### [What needs to be done]
Produce an exact copy of all the data below, dropping every image.

### [Source material]
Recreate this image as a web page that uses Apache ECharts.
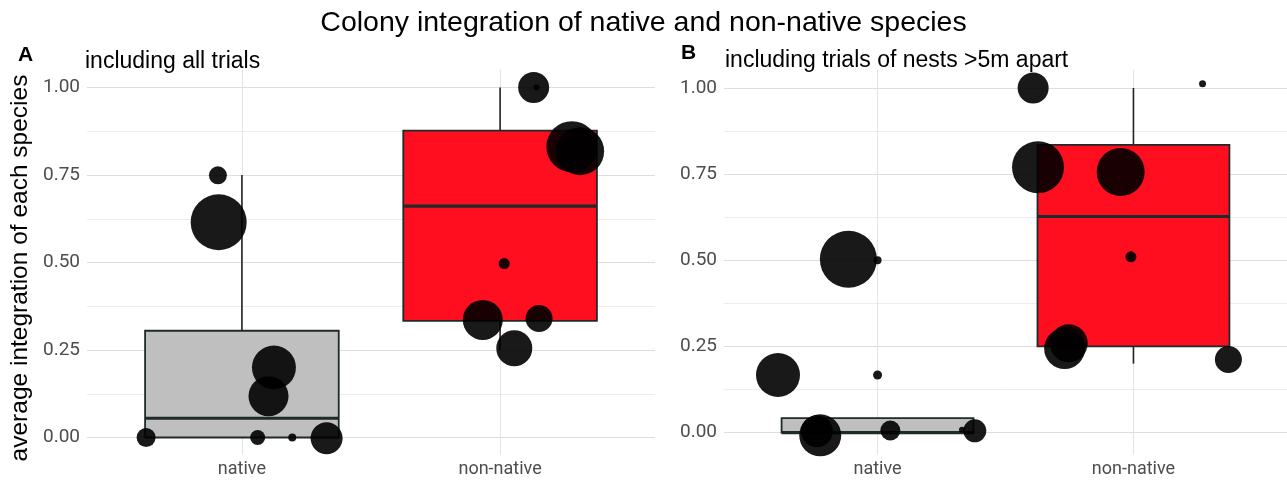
<!DOCTYPE html>
<html>
<head>
<meta charset="utf-8">
<script src="https://cdn.jsdelivr.net/npm/echarts@6/dist/echarts.min.js"></script>
<style>
  html, body { margin: 0; padding: 0; background: #fff; }
  #chart { width: 1287px; height: 481px; }
</style>
</head>
<body>
<div id="chart"></div>
<script>
// categories and ticks
var categories = ["native", "non-native"];
var yTicks = [0, 0.25, 0.5, 0.75, 1];
var yMinor = [0.125, 0.375, 0.625, 0.875];

// boxplot stats: [category x, min, q1, median, q3, max]
var boxAll = [
  [1, 0, 0, 0.055, 0.305, 0.75],
  [2, 0.25, 0.333, 0.661, 0.877, 1.0]
];
var boxFar = [
  [1, 0, 0, 0, 0.042, 0.042],
  [2, 0.2, 0.25, 0.627, 0.835, 1.0]
];

// jittered points: [x, integration, point size]
var ptsAll = [
  [0.907, 0.749, 18], [0.91, 0.615, 56], [1.124, 0.2, 44], [1.103, 0.118, 40],
  [0.629, 0, 19], [1.061, 0, 15], [1.195, 0, 8], [1.328, -0.002, 32],
  [2.13, 1.0, 31], [2.141, 1.0, 6], [2.278, 0.831, 51], [2.31, 0.818, 48],
  [2.016, 0.497, 11], [1.933, 0.336, 40], [2.151, 0.34, 27], [2.055, 0.255, 36]
];
var ptsFar = [
  [0.886, 0.503, 57], [1.0, 0.5, 8], [0.611, 0.167, 44], [1.0, 0.167, 9],
  [0.763, 0.004, 32], [0.776, -0.008, 42], [1.05, 0.006, 20], [1.33, 0.008, 6],
  [1.38, 0.005, 23],
  [1.608, 1.0, 31], [2.27, 1.012, 7], [1.627, 0.77, 52], [1.95, 0.756, 48],
  [1.99, 0.51, 11], [1.731, 0.244, 41], [1.747, 0.259, 38], [2.371, 0.212, 27]
];

var boxColors = ["#bfbfbf", "#fe0e1f"];
var tickColor = "#4d4d4d";
var fontTick = "Roboto, sans-serif";
var fontMain = "'Liberation Sans', Arial, sans-serif";

function renderBox(params, api) {
  var x = api.value(0);
  var half = 0.375;
  var pMin = api.coord([x, api.value(1)]);
  var pQ1 = api.coord([x, api.value(2)]);
  var pMed = api.coord([x, api.value(3)]);
  var pQ3 = api.coord([x, api.value(4)]);
  var pMax = api.coord([x, api.value(5)]);
  var left = api.coord([x - half, 0])[0];
  var right = api.coord([x + half, 0])[0];
  var lineStyle = { stroke: "#222", lineWidth: 1.6 };
  return {
    type: "group",
    children: [
      { type: "line", shape: { x1: pQ3[0], y1: pQ3[1], x2: pMax[0], y2: pMax[1] }, style: lineStyle },
      { type: "line", shape: { x1: pQ1[0], y1: pQ1[1], x2: pMin[0], y2: pMin[1] }, style: lineStyle },
      {
        type: "rect",
        shape: { x: left, y: pQ3[1], width: right - left, height: pQ1[1] - pQ3[1] },
        style: { fill: boxColors[params.dataIndex], stroke: "#1f2a2a", lineWidth: 1.8 }
      },
      { type: "line", shape: { x1: left, y1: pMed[1], x2: right, y2: pMed[1] }, style: { stroke: "#1f2a2a", lineWidth: 3.2 } }
    ]
  };
}

function xAxisFor(gi) {
  return {
    type: "value", gridIndex: gi, min: 0.4, max: 2.6,
    axisLine: { show: false },
    axisTick: { show: false, customValues: [1, 2] },
    axisLabel: {
      customValues: [1, 2], margin: 5, color: tickColor, fontSize: 18, fontFamily: fontTick,
      formatter: function (v) { return categories[Math.round(v) - 1]; }
    },
    splitLine: { show: true, lineStyle: { color: "#e3e3e3", width: 1 } }
  };
}

function yAxisFor(gi, min, max) {
  return {
    type: "value", gridIndex: gi, min: min, max: max,
    axisLine: { show: false },
    axisTick: { show: false, customValues: yTicks },
    axisLabel: {
      customValues: yTicks, margin: 7, color: tickColor, fontSize: 19, fontFamily: fontTick,
      formatter: function (v) { return v.toFixed(2); }
    },
    splitLine: { show: true, lineStyle: { color: "#dedede", width: 1.2 } }
  };
}

function yMinorFor(gi, min, max) {
  return {
    type: "value", gridIndex: gi, min: min, max: max, position: "left",
    axisLine: { show: false },
    axisTick: { show: false, customValues: yMinor },
    axisLabel: { show: false, customValues: yMinor },
    splitLine: { show: true, lineStyle: { color: "#ededed", width: 1 } }
  };
}

var chart = echarts.init(document.getElementById("chart"));

var option = {
  backgroundColor: "#fff",
  animation: false,
  title: [
    { text: "Colony integration of native and non-native species", left: "center", top: 4,
      textStyle: { fontSize: 28.5, fontWeight: "normal", color: "#000", fontFamily: fontMain } },
    { text: "A", left: 13, top: 40, textStyle: { fontSize: 21, fontWeight: "bold", color: "#000", fontFamily: fontMain } },
    { text: "including all trials", left: 80, top: 45, textStyle: { fontSize: 23, fontWeight: "normal", color: "#000", fontFamily: fontMain } },
    { text: "B", left: 676, top: 38, textStyle: { fontSize: 21, fontWeight: "bold", color: "#000", fontFamily: fontMain } },
    { text: "including trials of nests >5m apart", left: 720, top: 44, textStyle: { fontSize: 23, fontWeight: "normal", color: "#000", fontFamily: fontMain } }
  ],
  graphic: [
    { type: "text", x: 20, y: 268, rotation: Math.PI / 2,
      style: { text: "average integration of each species", align: "center", verticalAlign: "middle",
               fontSize: 24.5, fontFamily: fontMain, fill: "#000" } }
  ],
  grid: [
    { left: 87, right: 632, top: 70, bottom: 26 },
    { left: 724, right: -7, top: 70, bottom: 26 }
  ],
  xAxis: [xAxisFor(0), xAxisFor(1)],
  yAxis: [yAxisFor(0, -0.05, 1.05), yMinorFor(0, -0.05, 1.05), yAxisFor(1, -0.065, 1.052), yMinorFor(1, -0.065, 1.052)],
  series: [
    { type: "custom", xAxisIndex: 0, yAxisIndex: 0, renderItem: renderBox, data: boxAll, z: 2 },
    { type: "custom", xAxisIndex: 1, yAxisIndex: 2, renderItem: renderBox, data: boxFar, z: 2 },
    { type: "scatter", xAxisIndex: 0, yAxisIndex: 0, data: ptsAll, z: 3,
      symbolSize: function (v) { return v[2]; },
      itemStyle: { color: "#000", opacity: 0.9 } },
    { type: "scatter", xAxisIndex: 1, yAxisIndex: 2, data: ptsFar, z: 3, clip: true,
      symbolSize: function (v) { return v[2]; },
      itemStyle: { color: "#000", opacity: 0.9 } }
  ]
};
chart.setOption(option);
</script>
</body>
</html>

### [Written solution]
Recreate this image as a web page that uses Apache ECharts.
<!DOCTYPE html>
<html>
<head>
<meta charset="utf-8">
<script src="https://cdn.jsdelivr.net/npm/echarts@6/dist/echarts.min.js"></script>
<style>
  html, body { margin: 0; padding: 0; background: #fff; }
  #chart { width: 1287px; height: 481px; }
</style>
</head>
<body>
<div id="chart"></div>
<script>
// categories and ticks
var categories = ["native", "non-native"];
var yTicks = [0, 0.25, 0.5, 0.75, 1];
var yMinor = [0.125, 0.375, 0.625, 0.875];

// boxplot stats: [category x, min, q1, median, q3, max]
var boxAll = [
  [1, 0, 0, 0.055, 0.305, 0.75],
  [2, 0.25, 0.333, 0.661, 0.877, 1.0]
];
var boxFar = [
  [1, 0, 0, 0, 0.042, 0.042],
  [2, 0.2, 0.25, 0.627, 0.835, 1.0]
];

// jittered points: [x, integration, point size]
var ptsAll = [
  [0.907, 0.749, 18], [0.91, 0.615, 56], [1.124, 0.2, 44], [1.103, 0.118, 40],
  [0.629, 0, 19], [1.061, 0, 15], [1.195, 0, 8], [1.328, -0.002, 32],
  [2.13, 1.0, 31], [2.141, 1.0, 6], [2.278, 0.831, 51], [2.31, 0.818, 48],
  [2.016, 0.497, 11], [1.933, 0.336, 40], [2.151, 0.34, 27], [2.055, 0.255, 36]
];
var ptsFar = [
  [0.886, 0.503, 57], [1.0, 0.5, 8], [0.611, 0.167, 44], [1.0, 0.167, 9],
  [0.763, 0.004, 32], [0.776, -0.008, 42], [1.05, 0.006, 20], [1.33, 0.008, 6],
  [1.38, 0.005, 23],
  [1.608, 1.0, 31], [2.27, 1.012, 7], [1.627, 0.77, 52], [1.95, 0.756, 48],
  [1.99, 0.51, 11], [1.731, 0.244, 41], [1.747, 0.259, 38], [2.371, 0.212, 27]
];

var boxColors = ["#bfbfbf", "#fe0e1f"];
var tickColor = "#4d4d4d";
var fontTick = "Roboto, sans-serif";
var fontMain = "'Liberation Sans', Arial, sans-serif";

function renderBox(params, api) {
  var x = api.value(0);
  var half = 0.375;
  var pMin = api.coord([x, api.value(1)]);
  var pQ1 = api.coord([x, api.value(2)]);
  var pMed = api.coord([x, api.value(3)]);
  var pQ3 = api.coord([x, api.value(4)]);
  var pMax = api.coord([x, api.value(5)]);
  var left = api.coord([x - half, 0])[0];
  var right = api.coord([x + half, 0])[0];
  var lineStyle = { stroke: "#222", lineWidth: 1.6 };
  return {
    type: "group",
    children: [
      { type: "line", shape: { x1: pQ3[0], y1: pQ3[1], x2: pMax[0], y2: pMax[1] }, style: lineStyle },
      { type: "line", shape: { x1: pQ1[0], y1: pQ1[1], x2: pMin[0], y2: pMin[1] }, style: lineStyle },
      {
        type: "rect",
        shape: { x: left, y: pQ3[1], width: right - left, height: pQ1[1] - pQ3[1] },
        style: { fill: boxColors[params.dataIndex], stroke: "#1f2a2a", lineWidth: 1.8 }
      },
      { type: "line", shape: { x1: left, y1: pMed[1], x2: right, y2: pMed[1] }, style: { stroke: "#1f2a2a", lineWidth: 3.2 } }
    ]
  };
}

function xAxisFor(gi) {
  return {
    type: "value", gridIndex: gi, min: 0.4, max: 2.6,
    axisLine: { show: false },
    axisTick: { show: false, customValues: [1, 2] },
    axisLabel: {
      customValues: [1, 2], margin: 5, color: tickColor, fontSize: 18, fontFamily: fontTick,
      formatter: function (v) { return categories[Math.round(v) - 1]; }
    },
    splitLine: { show: true, lineStyle: { color: "#e3e3e3", width: 1 } }
  };
}

function yAxisFor(gi, min, max) {
  return {
    type: "value", gridIndex: gi, min: min, max: max,
    axisLine: { show: false },
    axisTick: { show: false, customValues: yTicks },
    axisLabel: {
      customValues: yTicks, margin: 7, color: tickColor, fontSize: 19, fontFamily: fontTick,
      formatter: function (v) { return v.toFixed(2); }
    },
    splitLine: { show: true, lineStyle: { color: "#dedede", width: 1.2 } }
  };
}

function yMinorFor(gi, min, max) {
  return {
    type: "value", gridIndex: gi, min: min, max: max, position: "left",
    axisLine: { show: false },
    axisTick: { show: false, customValues: yMinor },
    axisLabel: { show: false, customValues: yMinor },
    splitLine: { show: true, lineStyle: { color: "#ededed", width: 1 } }
  };
}

var chart = echarts.init(document.getElementById("chart"));

var option = {
  backgroundColor: "#fff",
  animation: false,
  title: [
    { text: "Colony integration of native and non-native species", left: "center", top: 4,
      textStyle: { fontSize: 28.5, fontWeight: "normal", color: "#000", fontFamily: fontMain } },
    { text: "A", left: 13, top: 40, textStyle: { fontSize: 21, fontWeight: "bold", color: "#000", fontFamily: fontMain } },
    { text: "including all trials", left: 80, top: 45, textStyle: { fontSize: 23, fontWeight: "normal", color: "#000", fontFamily: fontMain } },
    { text: "B", left: 676, top: 38, textStyle: { fontSize: 21, fontWeight: "bold", color: "#000", fontFamily: fontMain } },
    { text: "including trials of nests >5m apart", left: 720, top: 44, textStyle: { fontSize: 23, fontWeight: "normal", color: "#000", fontFamily: fontMain } }
  ],
  graphic: [
    { type: "text", x: 20, y: 268, rotation: Math.PI / 2,
      style: { text: "average integration of each species", align: "center", verticalAlign: "middle",
               fontSize: 24.5, fontFamily: fontMain, fill: "#000" } }
  ],
  grid: [
    { left: 87, right: 632, top: 70, bottom: 26 },
    { left: 724, right: -7, top: 70, bottom: 26 }
  ],
  xAxis: [xAxisFor(0), xAxisFor(1)],
  yAxis: [yAxisFor(0, -0.05, 1.05), yMinorFor(0, -0.05, 1.05), yAxisFor(1, -0.065, 1.052), yMinorFor(1, -0.065, 1.052)],
  series: [
    { type: "custom", xAxisIndex: 0, yAxisIndex: 0, renderItem: renderBox, data: boxAll, z: 2 },
    { type: "custom", xAxisIndex: 1, yAxisIndex: 2, renderItem: renderBox, data: boxFar, z: 2 },
    { type: "scatter", xAxisIndex: 0, yAxisIndex: 0, data: ptsAll, z: 3,
      symbolSize: function (v) { return v[2]; },
      itemStyle: { color: "#000", opacity: 0.9 } },
    { type: "scatter", xAxisIndex: 1, yAxisIndex: 2, data: ptsFar, z: 3, clip: true,
      symbolSize: function (v) { return v[2]; },
      itemStyle: { color: "#000", opacity: 0.9 } }
  ]
};
chart.setOption(option);
</script>
</body>
</html>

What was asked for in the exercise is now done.